### SET PROBLEM
Set down the whole listing verbatim.
[START DATA]
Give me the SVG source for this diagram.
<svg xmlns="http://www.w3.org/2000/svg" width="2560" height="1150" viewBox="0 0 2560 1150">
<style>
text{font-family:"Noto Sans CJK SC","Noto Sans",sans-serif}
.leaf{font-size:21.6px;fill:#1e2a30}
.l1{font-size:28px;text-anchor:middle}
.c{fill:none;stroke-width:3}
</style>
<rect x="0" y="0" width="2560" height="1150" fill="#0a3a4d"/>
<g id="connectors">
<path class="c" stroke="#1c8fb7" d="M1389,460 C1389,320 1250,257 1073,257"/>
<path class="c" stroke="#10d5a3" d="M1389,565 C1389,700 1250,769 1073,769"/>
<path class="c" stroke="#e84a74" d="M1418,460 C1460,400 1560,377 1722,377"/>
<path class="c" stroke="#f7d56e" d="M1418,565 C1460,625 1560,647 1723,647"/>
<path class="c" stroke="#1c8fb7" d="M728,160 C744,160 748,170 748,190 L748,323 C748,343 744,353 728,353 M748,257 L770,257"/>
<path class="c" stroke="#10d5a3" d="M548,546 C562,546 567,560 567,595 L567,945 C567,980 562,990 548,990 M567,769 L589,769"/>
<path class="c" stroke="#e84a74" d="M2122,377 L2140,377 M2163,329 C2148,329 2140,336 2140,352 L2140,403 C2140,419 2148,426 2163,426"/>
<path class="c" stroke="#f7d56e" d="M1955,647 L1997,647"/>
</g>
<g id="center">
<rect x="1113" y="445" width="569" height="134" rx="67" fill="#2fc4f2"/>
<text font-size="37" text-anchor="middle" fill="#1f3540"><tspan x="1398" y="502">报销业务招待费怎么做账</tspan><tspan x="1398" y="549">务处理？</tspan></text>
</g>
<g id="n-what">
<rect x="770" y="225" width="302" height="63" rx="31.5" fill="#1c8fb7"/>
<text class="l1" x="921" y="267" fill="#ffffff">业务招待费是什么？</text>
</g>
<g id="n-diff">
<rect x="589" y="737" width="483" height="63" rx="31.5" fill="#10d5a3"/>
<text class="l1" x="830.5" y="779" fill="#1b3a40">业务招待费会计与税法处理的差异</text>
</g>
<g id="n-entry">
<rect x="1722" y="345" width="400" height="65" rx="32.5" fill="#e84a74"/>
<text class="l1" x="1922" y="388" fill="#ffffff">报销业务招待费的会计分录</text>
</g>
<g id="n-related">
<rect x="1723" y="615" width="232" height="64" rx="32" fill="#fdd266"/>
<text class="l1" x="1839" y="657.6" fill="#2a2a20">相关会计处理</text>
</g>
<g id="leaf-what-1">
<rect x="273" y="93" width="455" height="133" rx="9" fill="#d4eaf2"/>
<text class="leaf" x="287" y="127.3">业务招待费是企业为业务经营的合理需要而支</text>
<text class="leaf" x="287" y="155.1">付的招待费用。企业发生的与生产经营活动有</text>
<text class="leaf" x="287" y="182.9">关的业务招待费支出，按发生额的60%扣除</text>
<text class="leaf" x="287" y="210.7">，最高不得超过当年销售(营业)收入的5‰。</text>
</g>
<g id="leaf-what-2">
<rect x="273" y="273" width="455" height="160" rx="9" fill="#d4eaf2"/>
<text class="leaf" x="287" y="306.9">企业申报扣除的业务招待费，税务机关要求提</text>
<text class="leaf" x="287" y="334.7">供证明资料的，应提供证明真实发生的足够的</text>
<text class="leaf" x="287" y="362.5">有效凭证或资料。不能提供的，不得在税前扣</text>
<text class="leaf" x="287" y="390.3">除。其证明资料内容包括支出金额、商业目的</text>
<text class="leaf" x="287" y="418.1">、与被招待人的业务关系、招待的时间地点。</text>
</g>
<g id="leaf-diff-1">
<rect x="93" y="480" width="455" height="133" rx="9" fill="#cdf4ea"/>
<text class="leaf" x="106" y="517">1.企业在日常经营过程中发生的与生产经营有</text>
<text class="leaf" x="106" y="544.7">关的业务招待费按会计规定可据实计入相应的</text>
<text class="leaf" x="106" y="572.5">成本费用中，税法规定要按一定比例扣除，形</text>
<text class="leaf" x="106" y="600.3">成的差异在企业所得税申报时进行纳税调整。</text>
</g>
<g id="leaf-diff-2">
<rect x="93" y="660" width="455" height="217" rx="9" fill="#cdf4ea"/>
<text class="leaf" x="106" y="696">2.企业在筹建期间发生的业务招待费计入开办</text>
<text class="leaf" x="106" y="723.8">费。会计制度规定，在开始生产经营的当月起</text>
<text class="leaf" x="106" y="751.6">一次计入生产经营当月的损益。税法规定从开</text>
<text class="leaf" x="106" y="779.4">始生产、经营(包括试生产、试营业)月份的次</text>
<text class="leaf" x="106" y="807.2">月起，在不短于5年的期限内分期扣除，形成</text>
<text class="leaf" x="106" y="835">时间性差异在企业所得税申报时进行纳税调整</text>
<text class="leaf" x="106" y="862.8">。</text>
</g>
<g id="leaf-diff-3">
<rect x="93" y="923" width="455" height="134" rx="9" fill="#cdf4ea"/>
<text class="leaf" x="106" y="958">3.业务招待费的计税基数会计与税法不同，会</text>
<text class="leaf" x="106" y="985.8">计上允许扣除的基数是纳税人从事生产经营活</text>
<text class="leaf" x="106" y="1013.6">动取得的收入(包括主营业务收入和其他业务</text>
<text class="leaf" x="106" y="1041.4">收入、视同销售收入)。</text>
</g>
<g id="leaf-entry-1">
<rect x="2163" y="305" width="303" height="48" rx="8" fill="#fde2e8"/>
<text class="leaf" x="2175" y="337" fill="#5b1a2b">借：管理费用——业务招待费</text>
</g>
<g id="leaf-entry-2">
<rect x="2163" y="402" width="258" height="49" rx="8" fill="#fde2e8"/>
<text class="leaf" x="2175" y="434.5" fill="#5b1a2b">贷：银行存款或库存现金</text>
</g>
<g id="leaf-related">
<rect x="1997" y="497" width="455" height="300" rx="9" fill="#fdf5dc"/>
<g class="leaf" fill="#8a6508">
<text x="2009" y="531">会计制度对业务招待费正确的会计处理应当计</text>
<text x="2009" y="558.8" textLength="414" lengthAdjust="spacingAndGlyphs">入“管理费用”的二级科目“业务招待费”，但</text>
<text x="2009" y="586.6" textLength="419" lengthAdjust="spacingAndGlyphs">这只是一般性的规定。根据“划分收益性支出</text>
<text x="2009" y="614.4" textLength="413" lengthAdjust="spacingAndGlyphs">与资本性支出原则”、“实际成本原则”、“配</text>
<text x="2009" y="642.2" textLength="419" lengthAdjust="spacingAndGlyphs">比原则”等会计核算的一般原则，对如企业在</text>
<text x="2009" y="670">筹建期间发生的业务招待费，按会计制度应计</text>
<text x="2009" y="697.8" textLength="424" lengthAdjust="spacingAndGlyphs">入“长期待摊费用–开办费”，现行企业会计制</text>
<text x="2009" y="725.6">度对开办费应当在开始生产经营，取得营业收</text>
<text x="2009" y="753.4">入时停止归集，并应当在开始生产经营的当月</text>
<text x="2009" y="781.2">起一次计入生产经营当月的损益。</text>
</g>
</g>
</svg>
[END DATA]
### RESULT FOR THIS TASK
Give me the SVG source for this diagram.
<svg xmlns="http://www.w3.org/2000/svg" width="2560" height="1150" viewBox="0 0 2560 1150">
<style>
text{font-family:"Noto Sans CJK SC","Noto Sans",sans-serif}
.leaf{font-size:21.6px;fill:#1e2a30}
.l1{font-size:28px;text-anchor:middle}
.c{fill:none;stroke-width:3}
</style>
<rect x="0" y="0" width="2560" height="1150" fill="#0a3a4d"/>
<g id="connectors">
<path class="c" stroke="#1c8fb7" d="M1389,460 C1389,320 1250,257 1073,257"/>
<path class="c" stroke="#10d5a3" d="M1389,565 C1389,700 1250,769 1073,769"/>
<path class="c" stroke="#e84a74" d="M1418,460 C1460,400 1560,377 1722,377"/>
<path class="c" stroke="#f7d56e" d="M1418,565 C1460,625 1560,647 1723,647"/>
<path class="c" stroke="#1c8fb7" d="M728,160 C744,160 748,170 748,190 L748,323 C748,343 744,353 728,353 M748,257 L770,257"/>
<path class="c" stroke="#10d5a3" d="M548,546 C562,546 567,560 567,595 L567,945 C567,980 562,990 548,990 M567,769 L589,769"/>
<path class="c" stroke="#e84a74" d="M2122,377 L2140,377 M2163,329 C2148,329 2140,336 2140,352 L2140,403 C2140,419 2148,426 2163,426"/>
<path class="c" stroke="#f7d56e" d="M1955,647 L1997,647"/>
</g>
<g id="center">
<rect x="1113" y="445" width="569" height="134" rx="67" fill="#2fc4f2"/>
<text font-size="37" text-anchor="middle" fill="#1f3540"><tspan x="1398" y="502">报销业务招待费怎么做账</tspan><tspan x="1398" y="549">务处理？</tspan></text>
</g>
<g id="n-what">
<rect x="770" y="225" width="302" height="63" rx="31.5" fill="#1c8fb7"/>
<text class="l1" x="921" y="267" fill="#ffffff">业务招待费是什么？</text>
</g>
<g id="n-diff">
<rect x="589" y="737" width="483" height="63" rx="31.5" fill="#10d5a3"/>
<text class="l1" x="830.5" y="779" fill="#1b3a40">业务招待费会计与税法处理的差异</text>
</g>
<g id="n-entry">
<rect x="1722" y="345" width="400" height="65" rx="32.5" fill="#e84a74"/>
<text class="l1" x="1922" y="388" fill="#ffffff">报销业务招待费的会计分录</text>
</g>
<g id="n-related">
<rect x="1723" y="615" width="232" height="64" rx="32" fill="#fdd266"/>
<text class="l1" x="1839" y="657.6" fill="#2a2a20">相关会计处理</text>
</g>
<g id="leaf-what-1">
<rect x="273" y="93" width="455" height="133" rx="9" fill="#d4eaf2"/>
<text class="leaf" x="287" y="127.3">业务招待费是企业为业务经营的合理需要而支</text>
<text class="leaf" x="287" y="155.1">付的招待费用。企业发生的与生产经营活动有</text>
<text class="leaf" x="287" y="182.9">关的业务招待费支出，按发生额的60%扣除</text>
<text class="leaf" x="287" y="210.7">，最高不得超过当年销售(营业)收入的5‰。</text>
</g>
<g id="leaf-what-2">
<rect x="273" y="273" width="455" height="160" rx="9" fill="#d4eaf2"/>
<text class="leaf" x="287" y="306.9">企业申报扣除的业务招待费，税务机关要求提</text>
<text class="leaf" x="287" y="334.7">供证明资料的，应提供证明真实发生的足够的</text>
<text class="leaf" x="287" y="362.5">有效凭证或资料。不能提供的，不得在税前扣</text>
<text class="leaf" x="287" y="390.3">除。其证明资料内容包括支出金额、商业目的</text>
<text class="leaf" x="287" y="418.1">、与被招待人的业务关系、招待的时间地点。</text>
</g>
<g id="leaf-diff-1">
<rect x="93" y="480" width="455" height="133" rx="9" fill="#cdf4ea"/>
<text class="leaf" x="106" y="517">1.企业在日常经营过程中发生的与生产经营有</text>
<text class="leaf" x="106" y="544.7">关的业务招待费按会计规定可据实计入相应的</text>
<text class="leaf" x="106" y="572.5">成本费用中，税法规定要按一定比例扣除，形</text>
<text class="leaf" x="106" y="600.3">成的差异在企业所得税申报时进行纳税调整。</text>
</g>
<g id="leaf-diff-2">
<rect x="93" y="660" width="455" height="217" rx="9" fill="#cdf4ea"/>
<text class="leaf" x="106" y="696">2.企业在筹建期间发生的业务招待费计入开办</text>
<text class="leaf" x="106" y="723.8">费。会计制度规定，在开始生产经营的当月起</text>
<text class="leaf" x="106" y="751.6">一次计入生产经营当月的损益。税法规定从开</text>
<text class="leaf" x="106" y="779.4">始生产、经营(包括试生产、试营业)月份的次</text>
<text class="leaf" x="106" y="807.2">月起，在不短于5年的期限内分期扣除，形成</text>
<text class="leaf" x="106" y="835">时间性差异在企业所得税申报时进行纳税调整</text>
<text class="leaf" x="106" y="862.8">。</text>
</g>
<g id="leaf-diff-3">
<rect x="93" y="923" width="455" height="134" rx="9" fill="#cdf4ea"/>
<text class="leaf" x="106" y="958">3.业务招待费的计税基数会计与税法不同，会</text>
<text class="leaf" x="106" y="985.8">计上允许扣除的基数是纳税人从事生产经营活</text>
<text class="leaf" x="106" y="1013.6">动取得的收入(包括主营业务收入和其他业务</text>
<text class="leaf" x="106" y="1041.4">收入、视同销售收入)。</text>
</g>
<g id="leaf-entry-1">
<rect x="2163" y="305" width="303" height="48" rx="8" fill="#fde2e8"/>
<text class="leaf" x="2175" y="337" fill="#5b1a2b">借：管理费用——业务招待费</text>
</g>
<g id="leaf-entry-2">
<rect x="2163" y="402" width="258" height="49" rx="8" fill="#fde2e8"/>
<text class="leaf" x="2175" y="434.5" fill="#5b1a2b">贷：银行存款或库存现金</text>
</g>
<g id="leaf-related">
<rect x="1997" y="497" width="455" height="300" rx="9" fill="#fdf5dc"/>
<g class="leaf" fill="#8a6508">
<text x="2009" y="531">会计制度对业务招待费正确的会计处理应当计</text>
<text x="2009" y="558.8" textLength="414" lengthAdjust="spacingAndGlyphs">入“管理费用”的二级科目“业务招待费”，但</text>
<text x="2009" y="586.6" textLength="419" lengthAdjust="spacingAndGlyphs">这只是一般性的规定。根据“划分收益性支出</text>
<text x="2009" y="614.4" textLength="413" lengthAdjust="spacingAndGlyphs">与资本性支出原则”、“实际成本原则”、“配</text>
<text x="2009" y="642.2" textLength="419" lengthAdjust="spacingAndGlyphs">比原则”等会计核算的一般原则，对如企业在</text>
<text x="2009" y="670">筹建期间发生的业务招待费，按会计制度应计</text>
<text x="2009" y="697.8" textLength="424" lengthAdjust="spacingAndGlyphs">入“长期待摊费用–开办费”，现行企业会计制</text>
<text x="2009" y="725.6">度对开办费应当在开始生产经营，取得营业收</text>
<text x="2009" y="753.4">入时停止归集，并应当在开始生产经营的当月</text>
<text x="2009" y="781.2">起一次计入生产经营当月的损益。</text>
</g>
</g>
</svg>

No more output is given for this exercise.